La création de la Zone AES, officialisée en 2023 par le Mali, le Burkina Faso et le Niger, a profondément modifié les équilibres géopolitiques en Afrique de l’Ouest. Regroupés autour d’un projet commun de souveraineté, de sécurité et de rupture avec les structures régionales classiques, ces trois États entendent construire une nouvelle trajectoire politique et économique. Mais quel avenir peut-on envisager pour cette alliance inédite ? Plusieurs scénarios se dessinent à court et moyen terme, entre consolidation, transformation et incertitudes.
Le premier scénario est celui d’une consolidation progressive de l’alliance. Dans cette hypothèse, les régimes militaires parviennent à stabiliser leurs territoires, à renforcer la coopération militaire régionale et à poser les bases d’un cadre institutionnel commun. Des avancées symboliques, comme la création d’un Secrétariat général permanent, d’un Fonds commun pour la sécurité ou d’un agenda économique coordonné, viendraient ancrer la Zone AES dans la durée. Une telle dynamique serait favorisée par le maintien du soutien populaire et par l’afflux de partenariats extérieurs solides, notamment avec des puissances comme la Russie, la Turquie ou la Chine.
Un second scénario serait celui d’une normalisation politique, sous pression des réalités internes ou des partenaires internationaux. Dans cette perspective, les régimes de transition organiseraient des élections, tout en cherchant à préserver les acquis stratégiques de leur alliance. La Zone AES évoluerait alors vers une forme d’union souple, combinant alternance politique et coopération régionale, sans remettre en cause le principe de souveraineté renforcée. Ce scénario dépendrait en grande partie de la capacité des acteurs à garantir une sortie de crise crédible et à éviter la dérive autoritaire.
Un troisième scénario envisage un essoufflement progressif. Les contraintes économiques, les divisions internes, les difficultés sécuritaires persistantes ou la perte de légitimité populaire pourraient conduire à un affaiblissement de la dynamique AES. Sans institutions solides ni résultats tangibles, l’alliance risquerait alors de se réduire à une coordination symbolique, peinant à se différencier durablement des organisations régionales existantes. Ce scénario serait aggravé par une pression internationale accrue ou par des divergences entre les trois États membres.

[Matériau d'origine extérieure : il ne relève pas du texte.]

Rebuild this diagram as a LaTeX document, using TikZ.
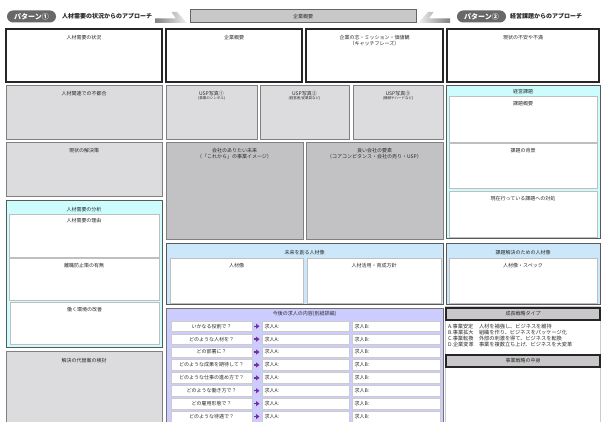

Enfin, un dernier scénario, plus incertain, est celui d’un élargissement possible. Certains analystes évoquent la possibilité que d’autres pays africains rejoignent la Zone AES, en particulier ceux partageant les mêmes critiques vis-à-vis de la CEDEAO ou traversant des phases de transition politique. Une telle évolution transformerait l’alliance en un véritable bloc idéologique, capable de peser dans les équilibres du continent. Elle soulèverait néanmoins des défis majeurs en termes de gouvernance, d’harmonisation des politiques et de stabilité institutionnelle.
L’avenir de la Zone AES dépendra avant tout de sa capacité à concilier ambitions souverainistes, efficacité concrète et adhésion populaire. L’enjeu est de transformer une alliance de circonstance en un projet structurant, capable de durer au-delà des transitions militaires. Entre risques et opportunités, la Zone AES se trouve aujourd’hui à un carrefour historique.